Simon Peter, a bondservant and apostle of Jesus Christ, To those who have obtained like precious faith with us by the righteousness of our God and Savior Jesus Christ. 2 Peter 1:1

Dear People Who Keep Company With God,

God says many things about us that can change how we view ourselves and our outlook on life. But the essential thing you need to know is that you are a child of God. The most profound encounters and revelations I’ve experienced all involved God revealing Himself to me as Abba Father. There’s a world of difference between being a creation of God and knowing you are His very own dearly loved and accepted son or daughter. It changes your relationship with God and your life in many beautiful ways and enables you to become the person He had in mind before you were formed in your mother’s womb.

Peter’s use of both his names reveals how our identity develops as we get to know God as our Father. Simon comes from a Hebrew word meaning reed. A reed is shaky, hollow, and unstable, but Jesus changed Simon’s name to Peter, which means stone. Stones supply strength and stability. Jesus spoke this identity shift two times to Simon, at the beginning of His ministry and towards the end (John 1:42, Matthew 16:18). God often gives people new names that don’t initially seem to fit. For example, He changed Abram’s name to Abraham, “father of many nations,” when he was 75. Isaac was born 25 years later. It also took some time and help from Jesus for Simon to become Peter. And the writers of Scripture didn’t hide anything about Peter’s failures or weaknesses in those defining years. He was as fully human as any of us, but neither his humanity nor failures disqualified Him from becoming all God designed him to be.

Simon Peter’s name also combines the fact that he was a bondservant and an Apostle. For Peter, Paul, and other early Church leaders, their ministry was not a career but a mission. They understood that the most Christ-like leaders in the Kingdom of God are the greatest servants. They were servants first and then leaders. Being an Apostle didn’t mean Peter should no longer serve. Being a servant didn’t mean sacrificing leadership, power, and authority.

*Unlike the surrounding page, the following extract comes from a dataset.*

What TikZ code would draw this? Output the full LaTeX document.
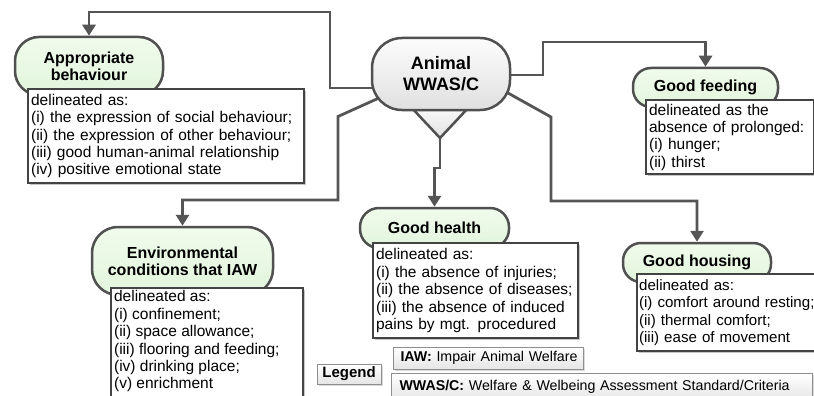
\documentclass[tikz,border=0pt]{standalone}
\usepackage{fontspec}
\setmainfont{Liberation Sans}
\usetikzlibrary{arrows.meta,shadows}
\definecolor{edgegray}{HTML}{555555}
\definecolor{rimgray}{HTML}{505050}
\definecolor{boxrim}{HTML}{434343}
\definecolor{mint}{HTML}{E2F5DC}
\definecolor{mintlight}{HTML}{F0FBEC}
\definecolor{hubtop}{HTML}{FCFCFC}
\definecolor{hubbot}{HTML}{E0E0E0}
\definecolor{legrim}{HTML}{8E8E8E}
\pgfdeclarelayer{bg}
\pgfsetlayers{bg,main}

\begin{document}
\begin{tikzpicture}[x=1pt,y=-1pt,
  conn/.style={draw=edgegray, line width=2.8pt, -{Triangle[width=13pt,length=11pt]}},
  pill/.style={draw=rimgray, line width=2.5pt, top color=mintlight, bottom color=mint,
    align=center, inner sep=0pt, font=\bfseries\fontsize{16}{17}\selectfont},
  descbox/.style={draw=boxrim, line width=2.2pt, fill=white, anchor=north west, align=left,
    inner xsep=3pt, inner ysep=0pt, font=\fontsize{15.5}{17.4}\selectfont,
    drop shadow={shadow xshift=2pt, shadow yshift=-2pt, fill=black!22, opacity=1}},
  legbox/.style={draw=legrim, line width=1pt, top color=white, bottom color=black!10,
    inner sep=0pt, font=\fontsize{14.2}{16}\selectfont,
    drop shadow={shadow xshift=1.5pt, shadow yshift=-1.5pt, fill=black!15, opacity=1}}
]
\useasboundingbox (0,0) rectangle (814,396);
\clip (0,0) rectangle (814,396);

% central hub: pointer triangle below a rounded capsule
\coordinate (tip) at (440,138);
\path[draw=rimgray, line width=2.5pt, top color=hubtop, bottom color=hubbot]
  (410,106) -- (470,106) -- (tip) -- cycle;
\node[pill, top color=hubtop, bottom color=hubbot, rounded corners=30pt,
  minimum width=138pt, minimum height=72pt, font=\bfseries\fontsize{18}{21}\selectfont]
  (animal) at (441,74) {Animal\\WWAS/C};

% criterion capsules
\node[pill, rounded corners=24pt, minimum width=148pt, minimum height=58pt]
  (ab) at (89,66) {Appropriate\\behaviour};
\node[pill, rounded corners=18pt, minimum width=145pt, minimum height=39pt]
  (gf) at (705.5,87.5) {Good feeding};
\node[pill, rounded corners=19pt, minimum width=149pt, minimum height=40pt]
  (gh) at (434.5,228) {Good health};
\node[pill, rounded corners=18pt, minimum width=148pt, minimum height=39pt]
  (gho) at (697,262.5) {Good housing};
\node[pill, rounded corners=26pt, minimum width=181pt, minimum height=68pt]
  (env) at (182.5,261) {Environmental\\conditions that IAW};

% description boxes
\node[descbox, text width=270pt, minimum height=94pt] (abd) at (27,88)
  {delineated as:\\(i) the expression of social behaviour;\\(ii) the expression of other behaviour;\\(iii) good human-animal relationship\\(iv) positive emotional state};
\node[descbox, text width=162pt, minimum height=74pt] (gfd) at (645,99)
  {delineated as the\\absence of prolonged:\\(i) hunger;\\(ii) thirst};
\node[descbox, text width=199pt, minimum height=95pt] (ghd) at (372,242)
  {delineated as:\\(i) the absence of injuries;\\(ii) the absence of diseases;\\(iii) the absence of induced\\pains by mgt. procedured};
\node[descbox, text width=196pt, minimum height=77pt, inner xsep=2pt,
  font=\fontsize{15.1}{17.4}\selectfont] (ghod) at (636,273)
  {delineated as:\\(i) comfort around resting;\\(ii) thermal comfort;\\(iii) ease of movement};
\node[descbox, inner ysep=2.5pt] (envd) at (110,287)
  {\parbox[t][122pt][t]{186pt}{\raggedright delineated as:\\(i) confinement;\\(ii) space allowance;\\(iii) flooring and feeding;\\(iv) drinking place;\\(v) enrichment}};

% legend
\node[legbox, minimum width=64pt, minimum height=20pt, font=\bfseries\fontsize{15}{16}\selectfont]
  (legend) at (349,374) {Legend};
\node[legbox, anchor=west, minimum height=22pt, text width=182pt, inner xsep=4pt, align=left]
  (iaw) at (393,358) {\hspace*{3pt}\textbf{IAW:} Impair Animal Welfare};
\node[legbox, anchor=north west, minimum height=27pt, text width=405pt, inner xsep=8pt, align=left]
  (wwas) at (391,373) {\textbf{WWAS/C:} Welfare \& Welbeing Assessment Standard/Criteria};

% connectors from the hub
\begin{pgfonlayer}{bg}
\draw[conn] ([yshift=-14pt]animal.center) -| (330,12) -| (ab.north);
\draw[conn] ([yshift=-1pt]animal.center) -| (543,42) -| (gf.north);
\draw[conn] ([xshift=-41pt,yshift=-14.5pt]animal.center) -- (338,116.5) -- (338,200) -| (env.north);
\draw[conn] ([xshift=49pt,yshift=-9pt]animal.center) -- (551,117) -- (551,201) -| (gho.north);
\draw[conn] (tip) -- ++(0,30) -| (gh.north);
\end{pgfonlayer}
\end{tikzpicture}
\end{document}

Jesus is the King of all kings and the Servant of all.

We are called to take on the role of a bondservant. Servanthood is about our assignment, not our identity, although it can help affirm our identity. In God’s eyes, you are a loved son or daughter. On earth, you are to be a servant. Your gifts and calling help to define the primary ways you are called to serve. Being a child of God includes serving, but serving does not guarantee a healthy relationship with the Lord. When you find your identity in what you do, your confidence depends upon your performance. But when you see your identity in being loved and accepted by the Father, your well-being is based on His view of your true identity. Let your relationship with the Father have priority; from that shift, your serving and calling will flow supernaturally.

Knowing God as your Father will open your eyes to who you are and why you are here. When you have confidence that you are a dearly loved son or daughter of God, as Jesus was and is, you will “keep increasing in wisdom and stature, and in favor with God and men.” (Luke 2:52) And like Peter, despite your failures, disappointments, and weaknesses, with the Holy Spirit’s help, you will become everything He has called you to be.